Antalya’da 48 yaşındaki 3 çocuk babası Önaçan, Kovid-19 salgını döneminde uygulanan sokağa çıkma kısıtlamasında internette vakit geçirirken bir antika mezadının görüntüsünü izledi.
Önaçan, mezattan etkilenerek küçük parçalar satın almaya başladı ve böylece koleksiyonerliğe ilk adımını attı.
Bir süre sonra ilgisini çeken antikaları da almaya başlayan Önaçan, 3 yılda çok sayıda antika ve değerli esere sahip oldu.
İlgisi adeta tutkuya dönüşen Önaçan, inşaat malzemeleri satan firmasının yanına açtığı dükkanda antikalarını sergiliyor.
Koleksiyonerin özenle baktığı ve her gün temizliğini yaptığı antikaları arasında İstiklal Marşı’nın ilk bestesinin taş plağı da yer alıyor.
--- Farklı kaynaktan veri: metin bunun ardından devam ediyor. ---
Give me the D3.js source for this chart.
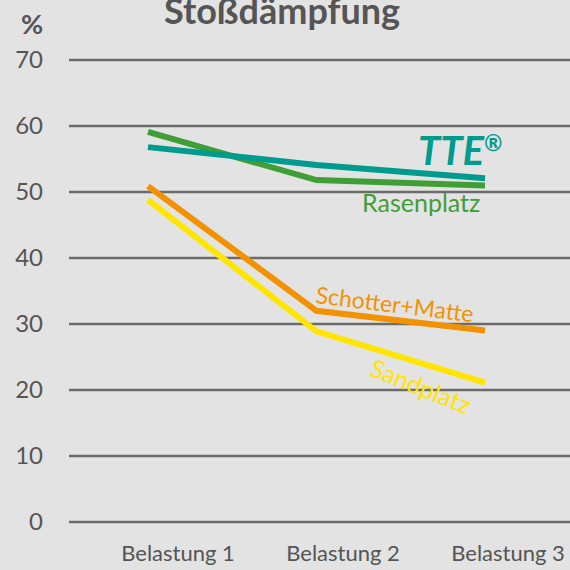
<!DOCTYPE html>
<html>
<head>
<meta charset="utf-8">
<script src="https://cdn.jsdelivr.net/npm/d3@7"></script>
<style>
  body { margin: 0; background: #e3e3e3; }
  svg { display: block; font-family: Lato, "Open Sans", sans-serif; }
</style>
</head>
<body>
<div id="canvas"></div>
<script>
"use strict";

// categories and series
const categories = ["Belastung 1", "Belastung 2", "Belastung 3"];
const tteValues = [56.8, 54.1, 52.1];
const rasenValues = [59.1, 51.8, 51.0];
const schotterValues = [50.9, 32.0, 29.0];
const sandValues = [48.8, 28.9, 21.1];
const yTicks = [0, 10, 20, 30, 40, 50, 60, 70];

const series = [
  { name: "Rasenplatz", values: rasenValues, color: "#3f9e35" },
  { name: "TTE", values: tteValues, color: "#009b8f" },
  { name: "Sandplatz", values: sandValues, color: "#ffe500" },
  { name: "Schotter+Matte", values: schotterValues, color: "#f39200" }
];

const svgWidth = 570;
const svgHeight = 570;
const textColor = "#555555";

const svg = d3.select("#canvas")
  .append("svg")
  .attr("width", svgWidth)
  .attr("height", svgHeight);

svg.append("rect")
  .attr("width", svgWidth)
  .attr("height", svgHeight)
  .attr("fill", "#e3e3e3");

// scales
const xScale = d3.scalePoint()
  .domain(categories)
  .range([148, 485]);

// labels sit a bit right of the data points
const labelScale = d3.scalePoint()
  .domain(categories)
  .range([178, 508]);

const yScale = d3.scaleLinear()
  .domain([0, 70])
  .range([522, 60]);

// grid lines
svg.append("g")
  .selectAll("line")
  .data(yTicks)
  .enter()
  .append("line")
  .attr("x1", 69)
  .attr("x2", svgWidth)
  .attr("y1", d => yScale(d))
  .attr("y2", d => yScale(d))
  .attr("stroke", "#6b6b6b")
  .attr("stroke-width", 2.5);

// y tick labels
svg.append("g")
  .selectAll("text")
  .data(yTicks)
  .enter()
  .append("text")
  .attr("x", 43)
  .attr("y", d => yScale(d) + 8)
  .attr("text-anchor", "end")
  .attr("font-size", "24px")
  .attr("fill", textColor)
  .text(d => d);

// x labels
svg.append("g")
  .selectAll("text")
  .data(categories)
  .enter()
  .append("text")
  .attr("x", d => labelScale(d))
  .attr("y", 561)
  .attr("text-anchor", "middle")
  .attr("font-size", "22px")
  .attr("fill", textColor)
  .text(d => d);

// title and unit
svg.append("text")
  .attr("x", 282)
  .attr("y", 24)
  .attr("text-anchor", "middle")
  .attr("font-size", "36px")
  .attr("font-weight", "bold")
  .attr("fill", textColor)
  .text("Stoßdämpfung");

svg.append("text")
  .attr("x", 32)
  .attr("y", 34)
  .attr("text-anchor", "middle")
  .attr("font-size", "27px")
  .attr("font-weight", "bold")
  .attr("fill", textColor)
  .text("%");

// lines
const line = d3.line()
  .x((d, i) => xScale(categories[i]))
  .y(d => yScale(d));

svg.append("g")
  .selectAll("path")
  .data(series)
  .enter()
  .append("path")
  .attr("d", d => line(d.values))
  .attr("fill", "none")
  .attr("stroke", d => d.color)
  .attr("stroke-width", 6);

// series labels
const tte = svg.append("text")
  .attr("x", 418)
  .attr("y", 165)
  .attr("font-size", "40px")
  .attr("font-weight", "bold")
  .attr("font-style", "italic")
  .attr("fill", "#009b8f");
tte.append("tspan").text("TTE");
tte.append("tspan")
  .attr("font-size", "22px")
  .attr("dy", -14)
  .text("®");

svg.append("text")
  .attr("x", 362)
  .attr("y", 212)
  .attr("font-size", "25px")
  .attr("fill", "#3f9e35")
  .text("Rasenplatz");

svg.append("text")
  .attr("transform", "translate(315,303) rotate(7)")
  .attr("font-size", "23px")
  .attr("fill", "#f39200")
  .text("Schotter+Matte");

svg.append("text")
  .attr("transform", "translate(368,375) rotate(22)")
  .attr("font-size", "25px")
  .attr("fill", "#ffe500")
  .text("Sandplatz");
</script>
</body>
</html>
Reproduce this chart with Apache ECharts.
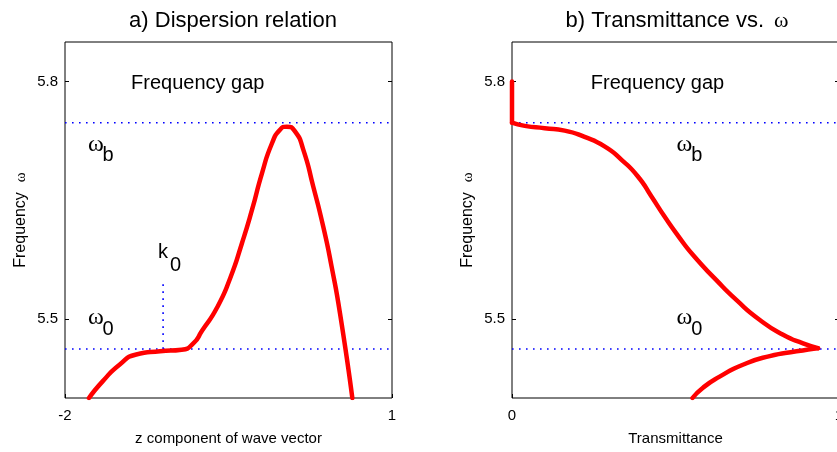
<!DOCTYPE html>
<html>
<head>
<meta charset="utf-8">
<script src="https://cdn.jsdelivr.net/npm/echarts@6/dist/echarts.min.js"></script>
<style>
  html, body { margin: 0; padding: 0; background: #fff; }
  #main { width: 837px; height: 452px; }
</style>
</head>
<body>
<div id="main"></div>
<script>
// a) dispersion relation: wave vector k vs frequency w
var dispK = [-1.78, -1.655, -1.50, -1.346, -1.128, -0.93, -0.823, -0.743, -0.606, -0.483, -0.376, -0.284, -0.193, -0.101, -0.028, 0.034, 0.11, 0.186, 0.278, 0.37, 0.446, 0.523, 0.636];
var dispW = [5.40, 5.421, 5.442, 5.455, 5.459, 5.461, 5.469, 5.485, 5.514, 5.552, 5.596, 5.638, 5.684, 5.722, 5.739, 5.743, 5.737, 5.714, 5.667, 5.616, 5.566, 5.507, 5.40];

// b) transmittance vs frequency (three branches)
var gapT = [0, 0];
var gapW = [5.80, 5.748];
var upT = [0, 0.039, 0.10, 0.161, 0.222, 0.283, 0.335, 0.385, 0.426, 0.467, 0.508, 0.553, 0.625, 0.686, 0.757, 0.829, 0.890, 0.936];
var upW = [5.748, 5.744, 5.741, 5.738, 5.730, 5.718, 5.701, 5.68, 5.655, 5.629, 5.605, 5.581, 5.549, 5.524, 5.499, 5.480, 5.469, 5.463];
var lowT = [0.936, 0.870, 0.788, 0.706, 0.635, 0.584, 0.552];
var lowW = [5.463, 5.459, 5.453, 5.442, 5.427, 5.413, 5.40];

var omegaB = 5.748;   // band edge
var omega0 = 5.462;   // flat band
var k0 = -1.10;
var k0Top = 5.55;

var yTicks = [5.5, 5.8];
var xTicksA = [-2, 1];
var xTicksB = [0, 1];

// annotations: [x, y, text, serif?] in data units
var annoA = [
  [-1.394, 5.798, 'Frequency gap', false],
  [-1.79, 5.72, 'ω', true], [-1.655, 5.707, 'b', false],
  [-1.79, 5.501, 'ω', true], [-1.655, 5.486, '0', false],
  [-1.146, 5.584, 'k', false], [-1.037, 5.568, '0', false]
];
var annoB = [
  [0.241, 5.798, 'Frequency gap', false],
  [0.503, 5.72, 'ω', true], [0.548, 5.707, 'b', false],
  [0.503, 5.501, 'ω', true], [0.548, 5.486, '0', false]
];

var SANS = 'Liberation Sans, Arial, sans-serif';
var SERIF = 'Liberation Serif, Times New Roman, serif';

function zip(a, b) { return a.map(function (v, i) { return [v, b[i]]; }); }

function annoSeries(list, idx) {
  return {
    type: 'scatter', xAxisIndex: idx, yAxisIndex: idx, symbolSize: 0, silent: true,
    data: list.map(function (a) {
      return {
        value: [a[0], a[1]],
        label: {
          show: true, position: 'right', distance: 0, formatter: a[2], color: '#000',
          textBorderWidth: 0, opacity: 1,
          fontFamily: a[3] ? SERIF : SANS, fontSize: a[3] ? 24 : 20
        }
      };
    })
  };
}

function redLine(data, idx) {
  return {
    type: 'line', xAxisIndex: idx, yAxisIndex: idx, data: data, smooth: 0.6,
    showSymbol: false, silent: true,
    lineStyle: { color: '#ff0000', width: 4.5, cap: 'round', join: 'round' }
  };
}

function dotLine(data, idx) {
  return {
    type: 'line', xAxisIndex: idx, yAxisIndex: idx, data: data,
    showSymbol: false, silent: true,
    lineStyle: { color: '#0000ff', width: 1.6, type: [1.6, 5.4] }
  };
}

function yAx(grid, side) {
  var left = side === 'left';
  return {
    type: 'value', gridIndex: grid, position: side, min: 5.4, max: 5.85,
    name: left ? '{a|Frequency}   {w|ω}' : '', nameLocation: 'middle', nameGap: 36, nameRotate: 90,
    nameTextStyle: {
      rich: {
        a: { fontFamily: SANS, fontSize: 16, color: '#000' },
        w: { fontFamily: SERIF, fontSize: 15, color: '#000' }
      }
    },
    axisLine: { show: false, onZero: false },
    splitLine: { show: false },
    axisTick: { show: true, inside: true, length: 4, customValues: yTicks, lineStyle: { color: '#000' } },
    axisLabel: {
      show: left, customValues: yTicks, margin: 7, color: '#000', fontFamily: SANS, fontSize: 15,
      formatter: function (v) { return v.toFixed(1); }
    }
  };
}

function xAx(grid, min, max, ticks, name) {
  return {
    type: 'value', gridIndex: grid, min: min, max: max,
    name: name, nameLocation: 'middle', nameGap: 33,
    nameTextStyle: { fontFamily: SANS, fontSize: 15, color: '#000' },
    axisLine: { show: false, onZero: false },
    splitLine: { show: false },
    axisTick: { show: true, inside: true, length: 4, customValues: ticks, lineStyle: { color: '#000' } },
    axisLabel: { customValues: ticks, margin: 10, color: '#000', fontFamily: SANS, fontSize: 15 }
  };
}

var chart = echarts.init(document.getElementById('main'), null, { renderer: 'canvas' });

chart.setOption({
  animation: false,
  backgroundColor: '#fff',
  title: [
    { text: 'a) Dispersion relation', left: 228, top: 5, textAlign: 'center',
      textStyle: { fontFamily: SANS, fontSize: 22, fontWeight: 'normal', color: '#000' } },
    { text: '{t|b) Transmittance vs.}  {w|ω}', left: 672, top: 5, textAlign: 'center',
      textStyle: { fontWeight: 'normal', rich: {
        t: { fontFamily: SANS, fontSize: 22, fontWeight: 'normal', color: '#000' },
        w: { fontFamily: SERIF, fontSize: 22, fontWeight: 'normal', color: '#000' }
      } } }
  ],
  grid: [
    { left: 65, top: 42, width: 327, height: 356, show: true, borderColor: '#000', borderWidth: 1,
      containLabel: false, outerBoundsMode: 'none' },
    { left: 512, top: 42, width: 327, height: 356, show: true, borderColor: '#000', borderWidth: 1,
      containLabel: false, outerBoundsMode: 'none' }
  ],
  xAxis: [
    xAx(0, -2, 1, xTicksA, 'z component of wave vector'),
    xAx(1, 0, 1, xTicksB, 'Transmittance')
  ],
  yAxis: [yAx(0, 'left'), yAx(1, 'left'), yAx(0, 'right'), yAx(1, 'right')],
  series: [
    dotLine([[-2, omegaB], [1, omegaB]], 0),
    dotLine([[-2, omega0], [1, omega0]], 0),
    dotLine([[k0, omega0], [k0, k0Top]], 0),
    dotLine([[0, omegaB], [1, omegaB]], 1),
    dotLine([[0, omega0], [1, omega0]], 1),
    redLine(zip(dispK, dispW), 0),
    redLine(zip(gapT, gapW), 1),
    redLine(zip(upT, upW), 1),
    redLine(zip(lowT, lowW), 1),
    annoSeries(annoA, 0),
    annoSeries(annoB, 1)
  ]
});
</script>
</body>
</html>
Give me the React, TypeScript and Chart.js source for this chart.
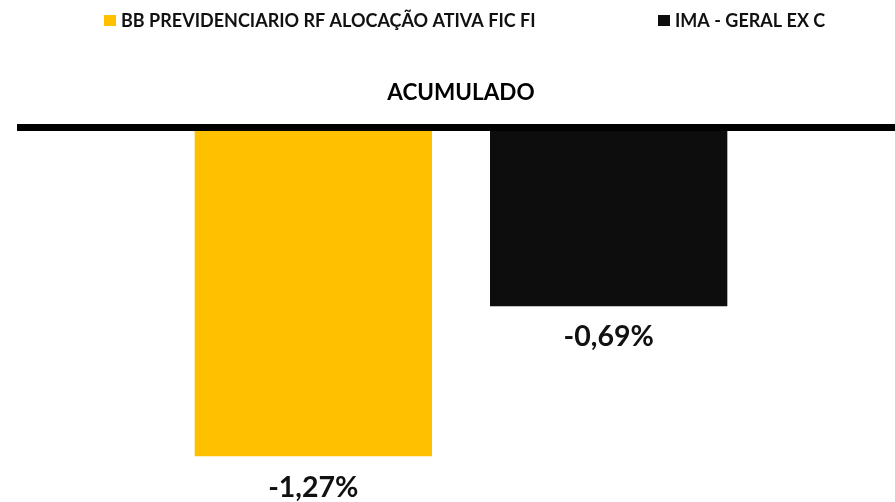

“En değerlim, vazgeçilmezim” diyerek ziyaretçilere taş plağı gururla gösteren Önaçan, İstiklal Marşı’nın ilk bestesini zaman zaman dinliyor.
Taş plağa gözü gibi bakan Önaçan, ender bulunan eşyaları toplamanın kendisinde adeta bir tutkuya dönüştüğünü anlatarak, “Çok nadir bulunan bir çay bardağını bile satın almaya başladım. Yıllarca biriktirilmiş kibrit kutusu, oyuncak araba, minyatürler, rozetleri koleksiyonuma dahil ettim. Dipsiz bir kuyuda gibiyim. Model arabasından Osmanlı eserlerine kadar birçok koleksiyon var. Elimde 80 binin üzerinde eser mevcut. Küçük yüzükleri, objeleri bunlara dahil etmiyorum. Hepsinin özelliği, bir hikayesi var.” dedi.
”ASLA SATMAYI YA DA BİRİSİNE VERMEYİ DÜŞÜNMÜYORUM”
Serkan Önaçan, antikalarının bulunduğu dükkanda zaman geçirmenin kendisini mutlu ettiğini dile getirdi.
En güzel ofisin kendisine ait olduğunu düşündüğünü ifade eden Önaçan, şöyle devam etti:
“Elimde Osmanlı’dan kalma üzerinde ipeğe işlenmiş 2 kiloya yakın gümüş bulunan gelin at örtüsü, oldukça değerli olan yüzlerce yıl öncesine ait çin parşomeni, Osmanlı tuğrası gibi çok değerli antikalar var ama bir tanesi benim için paha biçilemez. Benim için en değerlisi, ilk başta geleni İstiklal Marşı’nın ilk bestesinin taş plağı. Bestecinin kendi ağzından. Asla satmayı ya da birisine vermeyi düşünmüyorum. O bizim milli eserimiz, vazgeçilmezimiz. Ali Rifat Çağatay Bey’in bestesi 7 yıl okunduktan sonra 1930’da Osman Zeki Üngör’ün bestesiyle değiştirilmiş. Bu nedenle bu taş plağı bulmak oldukça zor.”
”GEZERKEN AĞLAYAN MÜŞTERİLERİMİZ OLUYOR”
Gördüğü ilgiden memnun olduğunu söyleyen Önaçan, “Dükkanımı gezerken ağlayan müşterilerimiz oluyor. Ziyaretçiler annesinden, babasından, dedesinden parçalar görüyor. Kendi çocukluğuna gidiyor, hayatından hatıralar buluyor.” ifadelerini kullandı.
Antika eserlerini müze gibi dizayn edeceği özel sergi alanında halkın ziyaretine açmayı istediğini kaydeden Önaçan, özellikle gençlerin bu eserleri görmesini istediğini vurguladı.
Sergi alanında çocuklar için ders çalışma bölümü gibi özel alanlar oluşturmayı planladığını anlatan Önaçan, “Ders çalışana içecekleri bedava vereceğim. Gençleri bu gibi hobilere başlatabilirsek zararlı ilgilerden uzak tutup daha bilinçli bir nesle dönüştürebiliriz.” dedi.